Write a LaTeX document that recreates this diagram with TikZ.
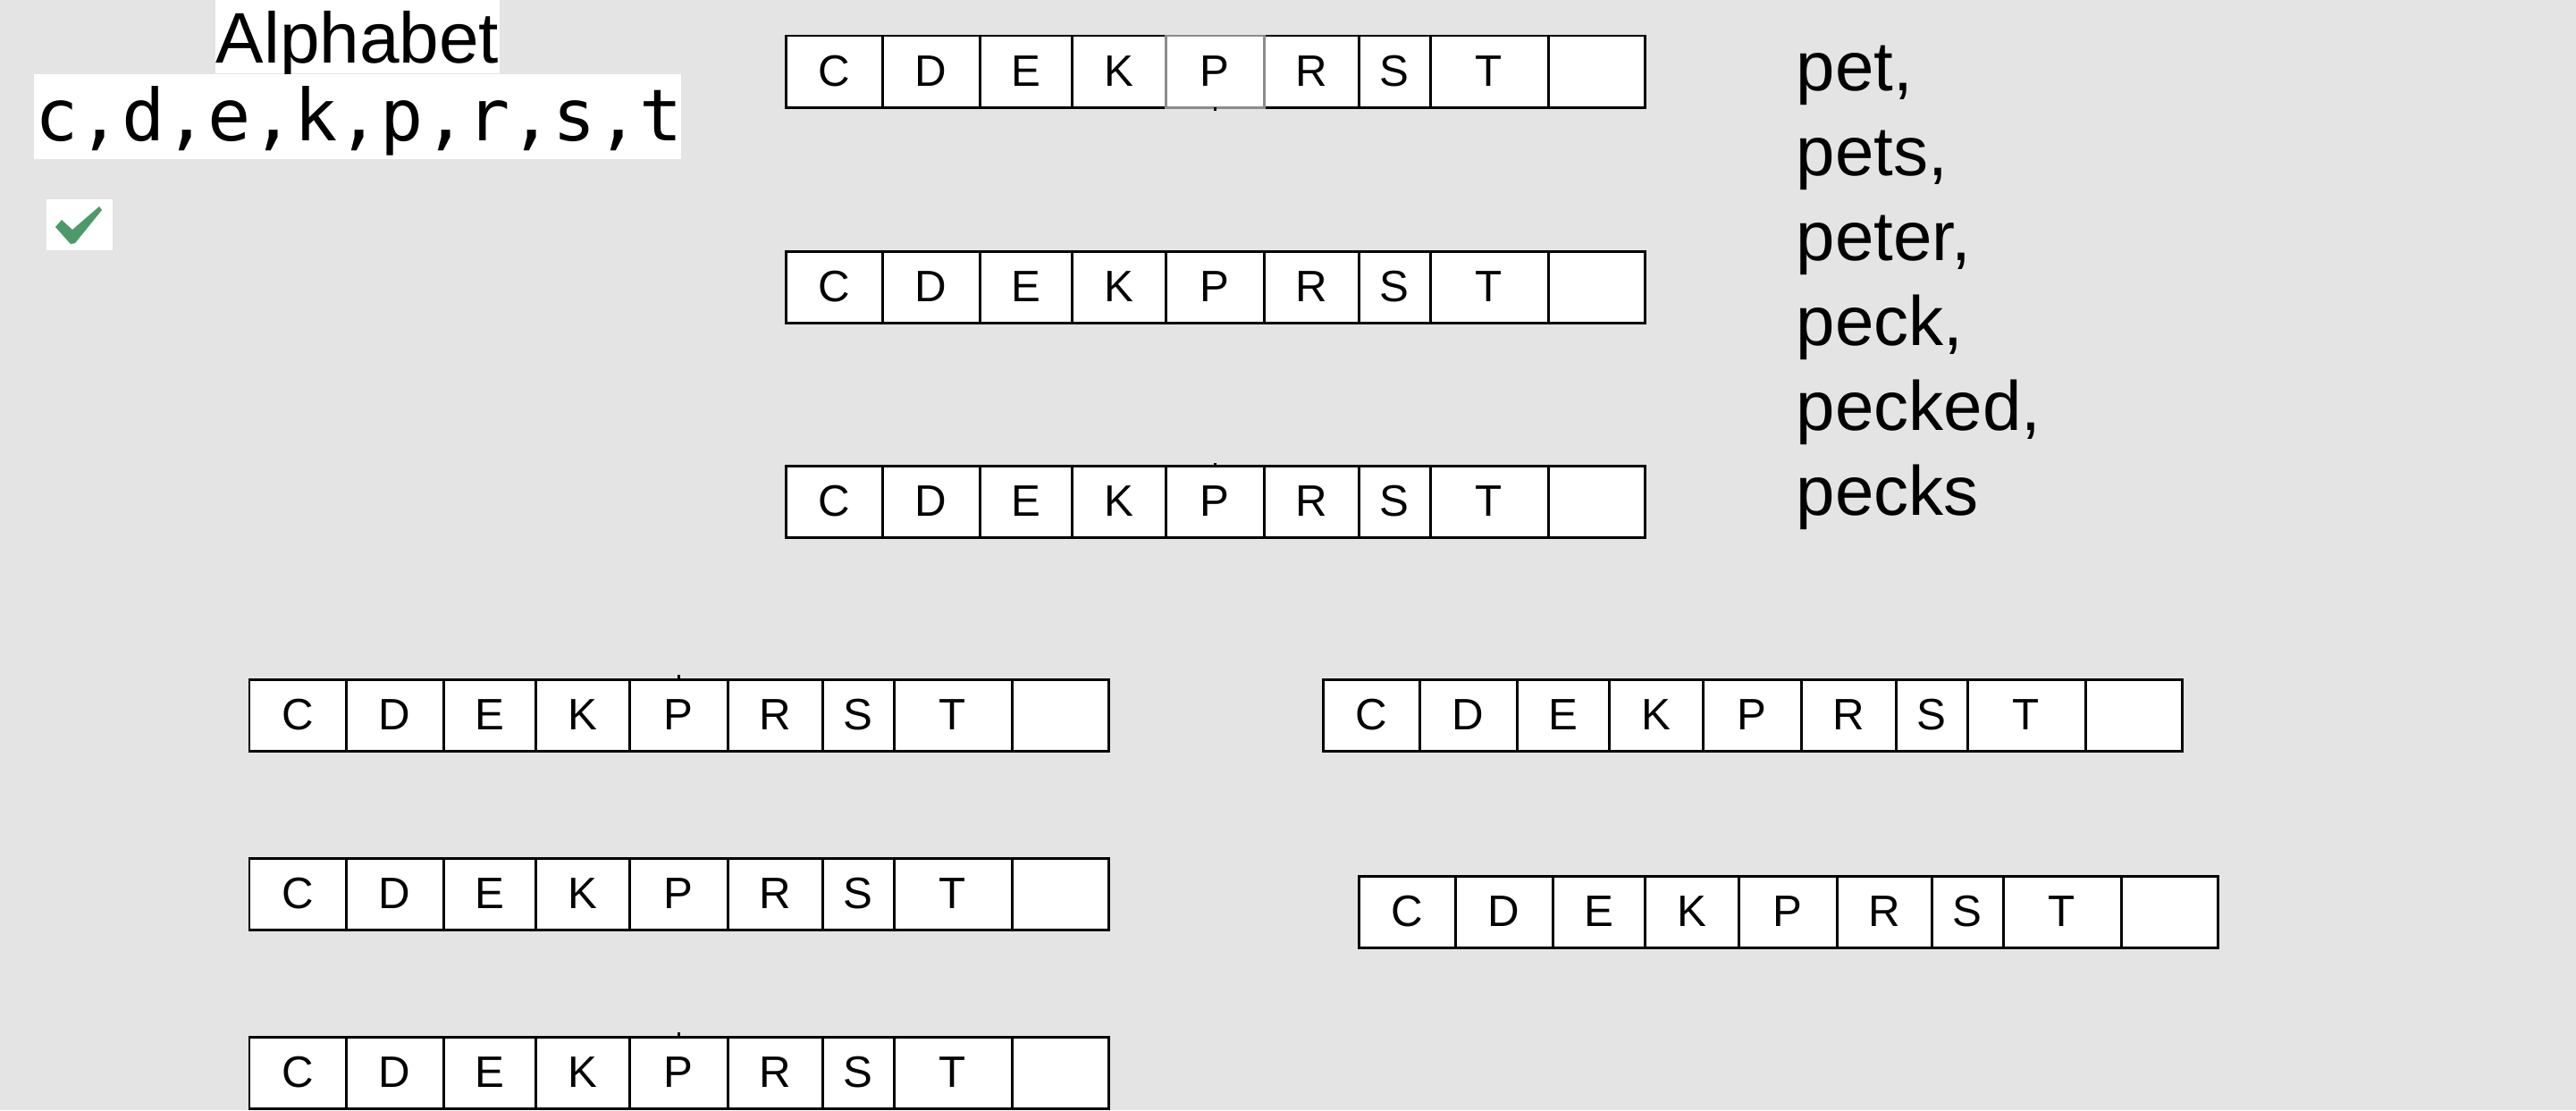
\documentclass[tikz,border=0pt]{standalone}
\usepackage{fontspec}
\setmainfont{Liberation Sans}
\newfontfamily\alphamono{DejaVu Sans Mono}
\definecolor{bg}{RGB}{228,228,228}
\definecolor{checkgreen}{RGB}{76,154,104}
\newcommand\drawcellrow[3]{%
  \foreach \a/\b/\l [count=\i] in {0/108.5/C,108.5/217/D,217/320/E,320/425/K,425/535.5/P,535.5/641/R,641/721/S,721/853/T,853/961/{}} {
    \node[cellbox, minimum width={(\b-\a)*0.01cm}, anchor=north west] (#1-\i) at ({#2+\a},{#3}) {\l};
  }%
}
\begin{document}
\begin{tikzpicture}[x=0.01cm,y=-0.01cm,
  cellbox/.style={draw=black, fill=white, line width=0.85pt, inner sep=0pt, outer sep=0pt,
    minimum height=0.8cm, font=\fontsize{14}{17}\selectfont},
  word/.style={anchor=base west, inner sep=0pt, font=\fontsize{22.2}{26}\selectfont},
  tick/.style={line width=0.85pt}]
\fill[bg] (0,0) rectangle (2882,1242);
\useasboundingbox (0,0) rectangle (2882,1242);

% alphabet label
\fill[white] (241,0) rectangle (559,82);
\node[anchor=base, inner sep=0pt, font=\fontsize{22.8}{26}\selectfont] (alphalabel) at (400,70) {Alphabet};
\fill[white] (38,83) rectangle (762,178);
\node[anchor=base west, inner sep=0pt, font=\alphamono\fontsize{22.8}{26}\selectfont] (alphalist) at (39,157) {c,d,e,k,p,r,s,t};

% check mark
\fill[white] (52,223) rectangle (126,280);
\fill[checkgreen] (62,254) -- (69,246) -- (81,257) -- (111,231) -- (114,235) -- (84,272) -- (79,273) -- cycle;

% arrays
\drawcellrow{ta}{879}{40}
\drawcellrow{tb}{879}{281}
\drawcellrow{tc}{879}{521}
\drawcellrow{ba}{279}{760}
\drawcellrow{bb}{279}{960}
\drawcellrow{bc}{279}{1160}
\drawcellrow{ra}{1480}{760}
\drawcellrow{rb}{1520}{980}

% grey P cell of first array
\draw[black!45, line width=0.85pt] (ta-5.north west) rectangle (ta-5.south east);
\draw[tick] (ta-5.south) -- ++(0,4);
\draw[tick] (ba-5.north) -- ++(0,-5);
\draw[tick] (bc-5.north) -- ++(0,-5);
\draw[tick] (tc-5.north) -- ++(0,-3);

% words
\node[word] (w1) at (2009,101.7) {pet,};
\node[word] (w2) at (2009,196.7) {pets,};
\node[word] (w3) at (2009,291.7) {peter,};
\node[word] (w4) at (2009,386.7) {peck,};
\node[word] (w5) at (2009,481.7) {pecked,};
\node[word] (w6) at (2009,576.7) {pecks};
\end{tikzpicture}
\end{document}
◇ ◇ ◇ ◇
» **YOUR TASK**: Output an exact copy of the material, with the pictures removed.

» **OUTPUT OF THE EXERCISE**:
Write a LaTeX document that recreates this diagram with TikZ.
\documentclass[tikz,border=0pt]{standalone}
\usepackage{fontspec}
\setmainfont{Liberation Sans}
\newfontfamily\alphamono{DejaVu Sans Mono}
\definecolor{bg}{RGB}{228,228,228}
\definecolor{checkgreen}{RGB}{76,154,104}
\newcommand\drawcellrow[3]{%
  \foreach \a/\b/\l [count=\i] in {0/108.5/C,108.5/217/D,217/320/E,320/425/K,425/535.5/P,535.5/641/R,641/721/S,721/853/T,853/961/{}} {
    \node[cellbox, minimum width={(\b-\a)*0.01cm}, anchor=north west] (#1-\i) at ({#2+\a},{#3}) {\l};
  }%
}
\begin{document}
\begin{tikzpicture}[x=0.01cm,y=-0.01cm,
  cellbox/.style={draw=black, fill=white, line width=0.85pt, inner sep=0pt, outer sep=0pt,
    minimum height=0.8cm, font=\fontsize{14}{17}\selectfont},
  word/.style={anchor=base west, inner sep=0pt, font=\fontsize{22.2}{26}\selectfont},
  tick/.style={line width=0.85pt}]
\fill[bg] (0,0) rectangle (2882,1242);
\useasboundingbox (0,0) rectangle (2882,1242);

% alphabet label
\fill[white] (241,0) rectangle (559,82);
\node[anchor=base, inner sep=0pt, font=\fontsize{22.8}{26}\selectfont] (alphalabel) at (400,70) {Alphabet};
\fill[white] (38,83) rectangle (762,178);
\node[anchor=base west, inner sep=0pt, font=\alphamono\fontsize{22.8}{26}\selectfont] (alphalist) at (39,157) {c,d,e,k,p,r,s,t};

% check mark
\fill[white] (52,223) rectangle (126,280);
\fill[checkgreen] (62,254) -- (69,246) -- (81,257) -- (111,231) -- (114,235) -- (84,272) -- (79,273) -- cycle;

% arrays
\drawcellrow{ta}{879}{40}
\drawcellrow{tb}{879}{281}
\drawcellrow{tc}{879}{521}
\drawcellrow{ba}{279}{760}
\drawcellrow{bb}{279}{960}
\drawcellrow{bc}{279}{1160}
\drawcellrow{ra}{1480}{760}
\drawcellrow{rb}{1520}{980}

% grey P cell of first array
\draw[black!45, line width=0.85pt] (ta-5.north west) rectangle (ta-5.south east);
\draw[tick] (ta-5.south) -- ++(0,4);
\draw[tick] (ba-5.north) -- ++(0,-5);
\draw[tick] (bc-5.north) -- ++(0,-5);
\draw[tick] (tc-5.north) -- ++(0,-3);

% words
\node[word] (w1) at (2009,101.7) {pet,};
\node[word] (w2) at (2009,196.7) {pets,};
\node[word] (w3) at (2009,291.7) {peter,};
\node[word] (w4) at (2009,386.7) {peck,};
\node[word] (w5) at (2009,481.7) {pecked,};
\node[word] (w6) at (2009,576.7) {pecks};
\end{tikzpicture}
\end{document}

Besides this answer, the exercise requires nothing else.